- _AIM OF THE EXERCISE_: Set down each line of the data below exactly as it stands, dropping the pictures.

Records from a dataset:
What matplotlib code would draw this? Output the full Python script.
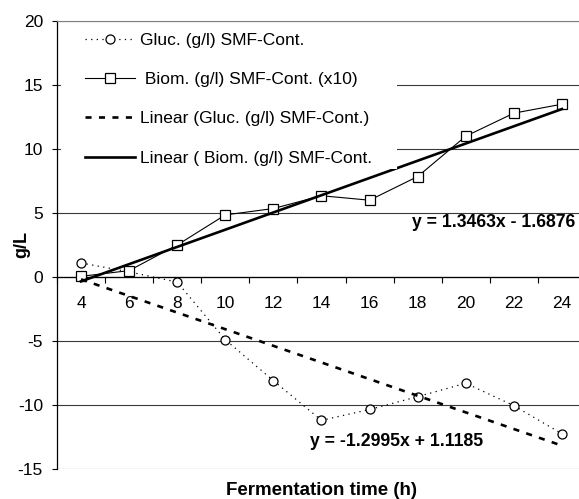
import numpy as np
import matplotlib
matplotlib.use('Agg')
import matplotlib.pyplot as plt
from matplotlib.patches import Rectangle

# values
hours = [4, 6, 8, 10, 12, 14, 16, 18, 20, 22, 24]
glucose = [1.1, 0.4, -0.4, -4.9, -8.1, -11.2, -10.35, -9.35, -8.3, -10.05, -12.25]
biomass_x10 = [0.05, 0.5, 2.5, 4.85, 5.35, 6.35, 6.0, 7.85, 11.0, 12.8, 13.5]

# trendline coefficients as printed (x = point number, like Excel)
gluc_slope, gluc_icept = -1.2995, 1.1185
biom_slope, biom_icept = 1.3463, -1.6876

y_ticks = [-15, -10, -5, 0, 5, 10, 15, 20]

plt.rcParams['font.family'] = 'Liberation Sans'
plt.rcParams['font.size'] = 12.5
plt.rcParams['axes.unicode_minus'] = False

fig = plt.figure(figsize=(5.79, 4.99), dpi=100)
ax = fig.add_axes([57 / 579, 30 / 499, 529 / 579, 448 / 499])

point_no = np.arange(1, len(hours) + 1)

ax.plot(hours, glucose, color='black', lw=0.9, ls=(0, (1, 3.5)), marker='o', ms=6.5,
        mfc='white', mec='black', mew=0.9, label='Gluc. (g/l) SMF-Cont.', zorder=3)
ax.plot(hours, biomass_x10, color='black', lw=0.8, marker='s', ms=7,
        mfc='white', mec='black', mew=0.9, label=' Biom. (g/l) SMF-Cont. (x10)', zorder=3)
ax.plot(hours, gluc_slope * point_no + gluc_icept, color='black', lw=1.9, dashes=(2.3, 2.8),
        label='Linear (Gluc. (g/l) SMF-Cont.)', zorder=3.5)
ax.plot(hours, biom_slope * point_no + biom_icept, color='black', lw=1.9,
        label='Linear ( Biom. (g/l) SMF-Cont.', zorder=3.5)

ax.set_xlim(3, 25)
ax.set_ylim(-15, 20)
ax.set_xticks(hours)
ax.set_xticks(np.arange(3, 26, 2), minor=True)
ax.tick_params(axis='x', which='major', length=0, pad=14)
ax.tick_params(axis='x', which='minor', length=4.3, width=0.8, direction='out')
ax.set_yticks(y_ticks)
ax.tick_params(axis='y', length=3.6, width=0.8, pad=6.5)
ax.grid(axis='y', color='#3a3a3a', lw=0.8)
ax.set_axisbelow(True)

ax.spines['bottom'].set_position(('data', 0))
ax.spines['bottom'].set_linewidth(0.9)
ax.spines['left'].set_linewidth(0.9)
ax.spines['right'].set_visible(False)
ax.spines['top'].set_color('#808080')
ax.spines['top'].set_zorder(7)

# white legend background (Excel legend box without border)
ax.add_patch(Rectangle((0.0076, 0.6696), 0.635, 0.326, transform=ax.transAxes,
                       facecolor='white', edgecolor='none', zorder=4))
leg = ax.legend(loc='upper left', bbox_to_anchor=(0.0529, 0.973), frameon=False,
                borderpad=0, borderaxespad=0, handlelength=2.9, handletextpad=0.25,
                labelspacing=1.38, numpoints=1, fontsize=12.5)
leg.set_zorder(6)

ax.text(0.979, 0.551, 'y = 1.3463x - 1.6876', transform=ax.transAxes,
        ha='right', va='center', fontweight='bold', fontsize=12.7)
ax.text(0.641, 0.0603, 'y = -1.2995x + 1.1185', transform=ax.transAxes,
        ha='center', va='center', fontweight='bold', fontsize=12.7)

ax.set_xlabel('Fermentation time (h)', fontweight='bold', fontsize=13.5, va='center')
ax.xaxis.set_label_coords(0.5, -0.0469)
ax.set_ylabel('g/L', fontweight='bold', fontsize=13, va='center')
ax.yaxis.set_label_coords(-0.066, 0.5)

fig.savefig('out.png', dpi=100)
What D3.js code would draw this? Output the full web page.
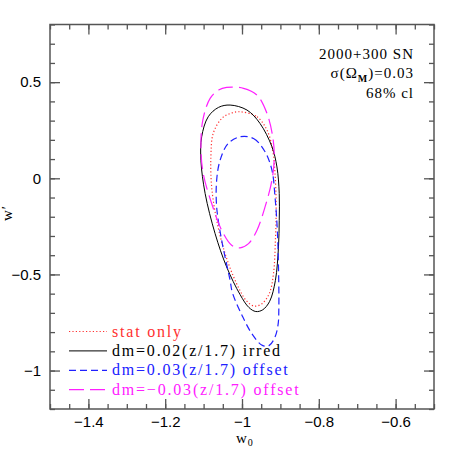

- _RESULT FOR THIS TASK_:
What matplotlib code would draw this? Output the full Python script.
import numpy as np
import matplotlib
matplotlib.use('Agg')
import matplotlib.pyplot as plt
from matplotlib.patches import Rectangle

# values
hours = [4, 6, 8, 10, 12, 14, 16, 18, 20, 22, 24]
glucose = [1.1, 0.4, -0.4, -4.9, -8.1, -11.2, -10.35, -9.35, -8.3, -10.05, -12.25]
biomass_x10 = [0.05, 0.5, 2.5, 4.85, 5.35, 6.35, 6.0, 7.85, 11.0, 12.8, 13.5]

# trendline coefficients as printed (x = point number, like Excel)
gluc_slope, gluc_icept = -1.2995, 1.1185
biom_slope, biom_icept = 1.3463, -1.6876

y_ticks = [-15, -10, -5, 0, 5, 10, 15, 20]

plt.rcParams['font.family'] = 'Liberation Sans'
plt.rcParams['font.size'] = 12.5
plt.rcParams['axes.unicode_minus'] = False

fig = plt.figure(figsize=(5.79, 4.99), dpi=100)
ax = fig.add_axes([57 / 579, 30 / 499, 529 / 579, 448 / 499])

point_no = np.arange(1, len(hours) + 1)

ax.plot(hours, glucose, color='black', lw=0.9, ls=(0, (1, 3.5)), marker='o', ms=6.5,
        mfc='white', mec='black', mew=0.9, label='Gluc. (g/l) SMF-Cont.', zorder=3)
ax.plot(hours, biomass_x10, color='black', lw=0.8, marker='s', ms=7,
        mfc='white', mec='black', mew=0.9, label=' Biom. (g/l) SMF-Cont. (x10)', zorder=3)
ax.plot(hours, gluc_slope * point_no + gluc_icept, color='black', lw=1.9, dashes=(2.3, 2.8),
        label='Linear (Gluc. (g/l) SMF-Cont.)', zorder=3.5)
ax.plot(hours, biom_slope * point_no + biom_icept, color='black', lw=1.9,
        label='Linear ( Biom. (g/l) SMF-Cont.', zorder=3.5)

ax.set_xlim(3, 25)
ax.set_ylim(-15, 20)
ax.set_xticks(hours)
ax.set_xticks(np.arange(3, 26, 2), minor=True)
ax.tick_params(axis='x', which='major', length=0, pad=14)
ax.tick_params(axis='x', which='minor', length=4.3, width=0.8, direction='out')
ax.set_yticks(y_ticks)
ax.tick_params(axis='y', length=3.6, width=0.8, pad=6.5)
ax.grid(axis='y', color='#3a3a3a', lw=0.8)
ax.set_axisbelow(True)

ax.spines['bottom'].set_position(('data', 0))
ax.spines['bottom'].set_linewidth(0.9)
ax.spines['left'].set_linewidth(0.9)
ax.spines['right'].set_visible(False)
ax.spines['top'].set_color('#808080')
ax.spines['top'].set_zorder(7)

# white legend background (Excel legend box without border)
ax.add_patch(Rectangle((0.0076, 0.6696), 0.635, 0.326, transform=ax.transAxes,
                       facecolor='white', edgecolor='none', zorder=4))
leg = ax.legend(loc='upper left', bbox_to_anchor=(0.0529, 0.973), frameon=False,
                borderpad=0, borderaxespad=0, handlelength=2.9, handletextpad=0.25,
                labelspacing=1.38, numpoints=1, fontsize=12.5)
leg.set_zorder(6)

ax.text(0.979, 0.551, 'y = 1.3463x - 1.6876', transform=ax.transAxes,
        ha='right', va='center', fontweight='bold', fontsize=12.7)
ax.text(0.641, 0.0603, 'y = -1.2995x + 1.1185', transform=ax.transAxes,
        ha='center', va='center', fontweight='bold', fontsize=12.7)

ax.set_xlabel('Fermentation time (h)', fontweight='bold', fontsize=13.5, va='center')
ax.xaxis.set_label_coords(0.5, -0.0469)
ax.set_ylabel('g/L', fontweight='bold', fontsize=13, va='center')
ax.yaxis.set_label_coords(-0.066, 0.5)

fig.savefig('out.png', dpi=100)
What D3.js code would draw this? Output the full web page.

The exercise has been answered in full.